Your work might sometimes seem like a series of battles, but there is almost always an overarching goal that you are trying to achieve either personally or corporately. If you lose sight of your goal because of a situation that gets personal, you might never reach it.
It can seem like you are in a corner and you might feel the need to battle your way out, but you need to measure how much damage a combative attitude will cause to your long-term goal even if you win. Losing a particular battle can sometimes be the best way to set up an eventual victory in a corporate war.
There are times that resolving a situation is as simple as stepping back and understanding that a comment which upset you might have had more to do with the situation of the person who made the comment than anything you did or did not do. Seen in that light negative comments are easier to let go.
Often silence or even a slight retreat on an issue can you give you enough room to actually position yourself to achieve a long term victory.
Email and voice-mail often make a problem even worse instead of leading to a resolution.

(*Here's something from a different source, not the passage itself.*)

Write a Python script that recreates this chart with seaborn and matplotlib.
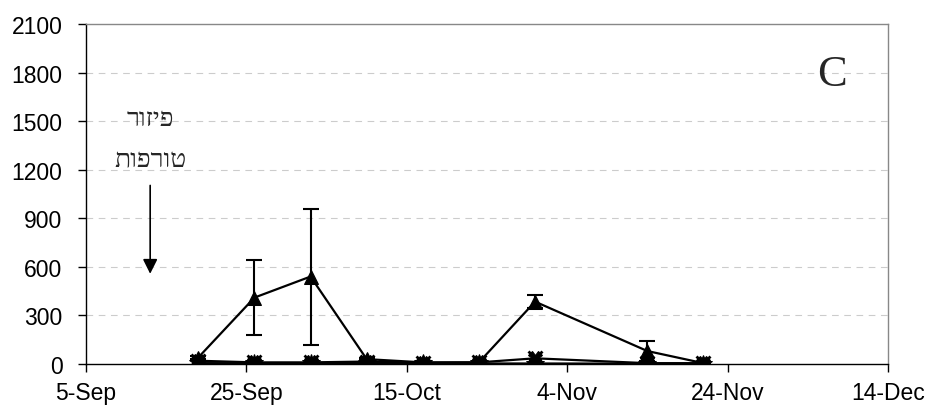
import pandas as pd
import numpy as np
import matplotlib
matplotlib.use("Agg")
import matplotlib.pyplot as plt
import matplotlib.dates as mdates
import seaborn as sns

# sampling dates and mean counts per treatment
dates = ['2005-09-19', '2005-09-26', '2005-10-03', '2005-10-10', '2005-10-17',
         '2005-10-24', '2005-10-31', '2005-11-14', '2005-11-21']
triangle = [40, 410, 540, 30, 10, 10, 385, 80, 5]
triangle_se = [10, 230, 420, 8, 4, 4, 42, 60, 4]
cross = [20, 10, 10, 15, 8, 10, 35, 5, 5]
square = [3, 3, 2, 2, 1, 0, 1, 0, 0]
star = [5, 4, 4, 5, 3, 3, 2, 2, 2]

x_ticks = ['2005-09-05', '2005-09-25', '2005-10-15', '2005-11-04', '2005-11-24', '2005-12-14']
y_ticks = [0, 300, 600, 900, 1200, 1500, 1800, 2100]
arrow_label = ['פיזור', 'טורפות']
panel = 'C'

x = pd.to_datetime(dates)

sns.set_style("white")
plt.rcParams['font.family'] = ['Liberation Sans', 'DejaVu Sans']

fig = plt.figure(figsize=(9.27, 4.14), dpi=100)
ax = fig.add_axes([0.0928, 0.1184, 0.865, 0.8212])

# error bars for the triangle series only
ax.errorbar(x, triangle, yerr=triangle_se, fmt='none', ecolor='black',
            elinewidth=1.5, capsize=5.5, capthick=1.5, zorder=2)

series = [(star, '*', 13), (square, 's', 8), (cross, 'X', 10), (triangle, '^', 10)]
for vals, mk, ms in series:
    sns.lineplot(x=x, y=vals, ax=ax, color='black', linewidth=1.6,
                 marker=mk, markersize=ms, markeredgecolor='black', zorder=3)
# real "x" look for the cross series
ax.plot(x, cross, linestyle='none', marker='x', markersize=10, mew=2, color='black', zorder=4)

ax.set_xlim(pd.Timestamp(x_ticks[0]), pd.Timestamp(x_ticks[-1]))
ax.set_ylim(0, 2100)
ax.set_xticks(pd.to_datetime(x_ticks))
ax.xaxis.set_major_formatter(mdates.DateFormatter('%-d-%b'))
ax.set_yticks(y_ticks)
ax.tick_params(axis='both', direction='out', length=6, width=1, labelsize=16.5,
               colors='black', bottom=True, left=True)
ax.tick_params(axis='x', pad=6)
ax.tick_params(axis='y', pad=11)

for yv in y_ticks[1:-1]:
    ax.axhline(yv, color='#cccccc', linestyle=(0, (6, 5)), linewidth=0.8, zorder=0)

for side in ['left', 'bottom']:
    ax.spines[side].set_color('black')
    ax.spines[side].set_linewidth(1)
for side in ['top', 'right']:
    ax.spines[side].set_color('#888888')
    ax.spines[side].set_linewidth(1)

# arrow showing the predator release
arrow_x = pd.Timestamp('2005-09-13')
ax.annotate('', xy=(arrow_x, 540), xytext=(arrow_x, 1120),
            arrowprops=dict(arrowstyle='-|>', color='black', lw=1.2,
                            mutation_scale=22))
# Hebrew is written right-to-left; matplotlib has no bidi, so reverse for display
ax.text(arrow_x, 1515, arrow_label[0][::-1], ha='center', va='center',
        fontsize=19, family=['Liberation Serif', 'DejaVu Sans'])
ax.text(arrow_x, 1260, arrow_label[1][::-1], ha='center', va='center',
        fontsize=19, family=['Liberation Serif', 'DejaVu Sans'])

ax.text(pd.Timestamp('2005-12-07'), 1790, panel, ha='center', va='center',
        fontsize=32, family=['Liberation Serif', 'DejaVu Serif'])

ax.set_xlabel('')
ax.set_ylabel('')
if ax.get_legend() is not None:
    ax.get_legend().remove()

fig.savefig('out.png', dpi=100)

People will say things in an email or voice-mail that they would never say in person.
While writing down what has happened in a logical manner might make you feel better, actually sharing your logic might acerbate the person who started the situation and bring a real attack on you.
Similarly clinging to a position that is going to lose in the hopes that you can turn the tide usually will cause you more trouble than accepting that one battle did not go your way. If you continue to fight a losing battle, you are more likely to the miss real opportunities to advance your larger goals.
Sometimes you have to decide what is most important to you, saving face, or making real progress towards a long held goal.